No household is perfect. But we begin to realize that this boy is very well taken care of. As this revelation subverts, Inez recapitulates the mother’s obsessiveness into something less dangerous:

“One day his mother wagged her finger. ‘Your room is a mess. I will have to speak to your father,’ she said, an idle threat he shrugged off.”

She’s a concerned mother, her concern betraying love, and it’s in no way debilitating—shown by his ability to shrug it off.

This shift in understanding of the family dynamics makes way for the final move Inez makes. The “Fever” of the title sets in, and the narrator begins to experience his home and life there in the majestic light of the stamps. Mother, who usually wore plain clothes, all of a sudden wears “a muumuu that showed a run of zebras kicking up dust.” Dinner, instead of the usual boiled potatoes and “gray chops,” was roasted green parrot, with kola nuts and oranges “artfully arranged on his dinner plate.”
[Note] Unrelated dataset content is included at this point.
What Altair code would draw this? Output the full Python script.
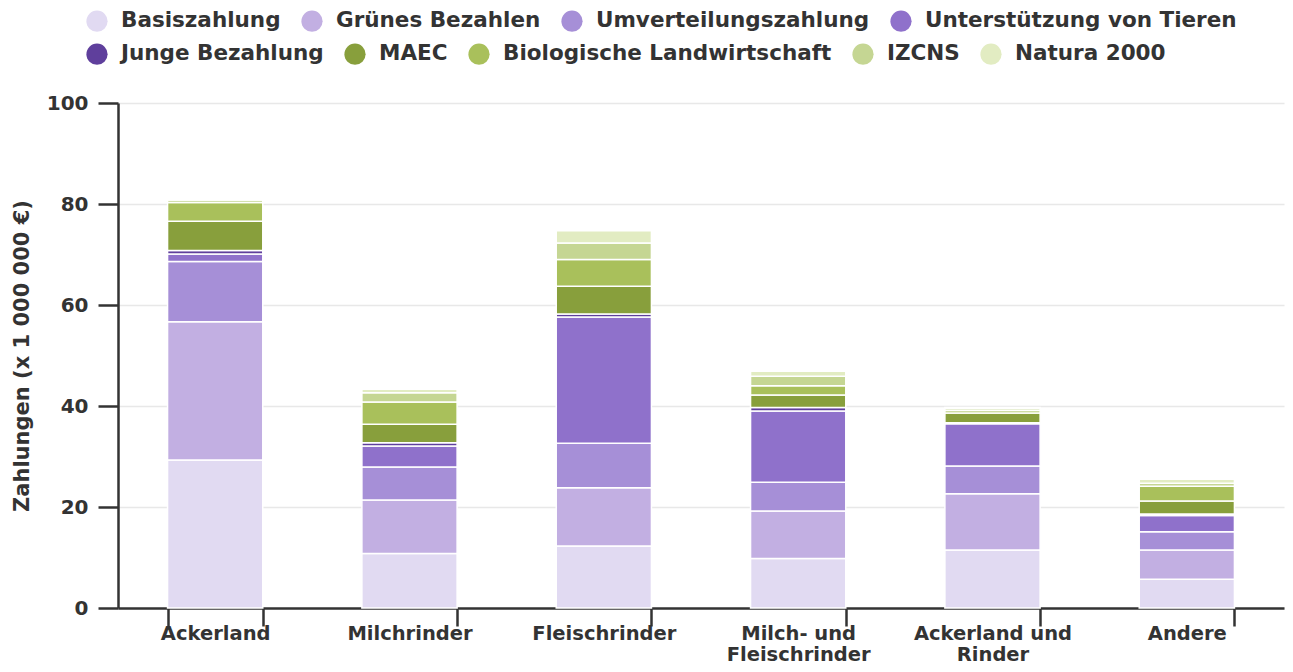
import altair as alt
import pandas as pd

categories = ["Ackerland", "Milchrinder", "Fleischrinder", "Milch- und Fleischrinder",
              "Ackerland und Rinder", "Andere"]
x_label_lines = {"Milch- und Fleischrinder": ["Milch- und", "Fleischrinder"],
                 "Ackerland und Rinder": ["Ackerland und", "Rinder"]}

series_names = ["Basiszahlung", "Grünes Bezahlen", "Umverteilungszahlung", "Unterstützung von Tieren",
                "Junge Bezahlung", "MAEC", "Biologische Landwirtschaft", "IZCNS", "Natura 2000"]
colors = ["#e1daf2", "#c2afe2", "#a68fd7", "#8f71cb", "#5f3f9c",
          "#889f3c", "#a9c05b", "#c5d693", "#e2ecc2"]

basis = [29.3, 10.8, 12.3, 9.8, 11.5, 5.7]
gruenes = [27.4, 10.6, 11.5, 9.4, 11.1, 5.8]
umverteilung = [11.9, 6.5, 8.8, 5.7, 5.5, 3.6]
tiere = [1.5, 4.2, 25.0, 14.1, 8.4, 3.2]
junge = [0.7, 0.6, 0.6, 0.7, 0.2, 0.3]
maec = [5.8, 3.7, 5.5, 2.5, 1.9, 2.6]
bio = [3.7, 4.4, 5.3, 1.8, 0.5, 2.9]
izcns = [0.5, 1.8, 3.3, 1.9, 0.4, 0.6]
natura = [0.2, 0.7, 2.4, 1.0, 0.2, 0.8]

series_values = [basis, gruenes, umverteilung, tiere, junge, maec, bio, izcns, natura]

rows = []
for ci, cat in enumerate(categories):
    base = 0.0
    for si, name in enumerate(series_names):
        v = series_values[si][ci]
        rows.append({"Kategorie": cat, "Art": name, "order": si,
                     "y0": base, "y1": base + v, "Wert": v})
        base += v
df = pd.DataFrame(rows)

FONT = "DejaVu Sans"
TXT = "#333333"

expr_parts = []
for k, v in x_label_lines.items():
    expr_parts.append(f"datum.label == '{k}' ? {v!r}")
label_expr = " : ".join(expr_parts) + " : datum.label"

x_enc = alt.X("Kategorie:N", sort=categories,
              scale=alt.Scale(paddingInner=0.51, paddingOuter=0.255),
              axis=alt.Axis(title=None, labelAngle=0, tickBand="extent", tickSize=18,
                            labelExpr=label_expr, labelLineHeight=21, labelPadding=-2,
                            labelFont=FONT, labelFontWeight="bold", labelFontSize=19.5,
                            labelColor=TXT, domainColor=TXT, domainWidth=2.5,
                            tickColor=TXT, tickWidth=2.5, grid=False))
y_enc = alt.Y("y0:Q", scale=alt.Scale(domain=[0, 100]),
              axis=alt.Axis(title="Zahlungen (x 1 000 000 €)", values=[0, 20, 40, 60, 80, 100],
                            tickSize=20, labelPadding=10, labelFont=FONT, labelFontWeight="bold",
                            labelFontSize=20, labelColor=TXT, titleFont=FONT, titleFontWeight="bold",
                            titleFontSize=21, titleColor=TXT, titlePadding=14,
                            domainColor=TXT, domainWidth=2.5, tickColor=TXT, tickWidth=2.5,
                            grid=True, gridColor="#e8e8e8", gridWidth=1.5))


def legend(xpos, ypos, n):
    return alt.Legend(title=None, orient="none", legendX=xpos, legendY=ypos, direction="horizontal",
                      columns=n, symbolType="circle", symbolSize=450, symbolStrokeWidth=0,
                      labelFont=FONT, labelFontWeight="bold", labelFontSize=21.5, labelColor=TXT,
                      labelOffset=13, columnPadding=20, labelLimit=500)


first = series_names[:4]
second = series_names[4:]

layer1 = alt.Chart(df).transform_filter(
    alt.FieldOneOfPredicate(field="Art", oneOf=first)
).mark_bar(stroke="white", strokeWidth=1.5).encode(
    x=x_enc, y=y_enc, y2="y1:Q",
    color=alt.Color("Art:N", scale=alt.Scale(domain=first, range=colors[:4]),
                    sort=first, legend=legend(-32, -93, 4)),
    tooltip=["Kategorie", "Art", "Wert"],
)

layer2 = alt.Chart(df).transform_filter(
    alt.FieldOneOfPredicate(field="Art", oneOf=second)
).mark_bar(stroke="white", strokeWidth=1.5).encode(
    x=alt.X("Kategorie:N", sort=categories), y="y0:Q", y2="y1:Q",
    color=alt.Color("Art:N", scale=alt.Scale(domain=second, range=colors[4:]),
                    sort=second, legend=legend(-32, -60, 5)),
    tooltip=["Kategorie", "Art", "Wert"],
)

chart = alt.layer(layer1, layer2).resolve_scale(color="independent").properties(
    width=1166, height=505,
    autosize=alt.AutoSizeParams(type="none"),
    padding={"left": 110, "top": 95, "right": 1, "bottom": 56},
).configure_view(stroke=None)

chart.save("out.html", embed_options={"renderer": "svg", "actions": False})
“When his father came to visit … he was dressed as an admiral, sporting spiffy white with gold buttons and epaulets. A cap with visor and gold braid sat on his head at a rakish angle. The boy recalled a postage stamp of Artcic explorer Admiral Byrd…”

So what are these visions? What is this fever? Delusion? Imagination? Depending on how you answer the question, the story is either a tragedy or a triumph. Inez doesn’t give a firm answer. Instead, she ends it with the mother, father, and son seated on the apartment, stamp album open, each sighing “at the world’s variety and beauty.”

Sure, there’s clearly wish fulfillment at work in his imaginative flights—he wants his parents back together. But there’s also knowledge and beauty, the quest for it and the delight in it, which are all wonderful balms. The boy will be okay, as will his parents.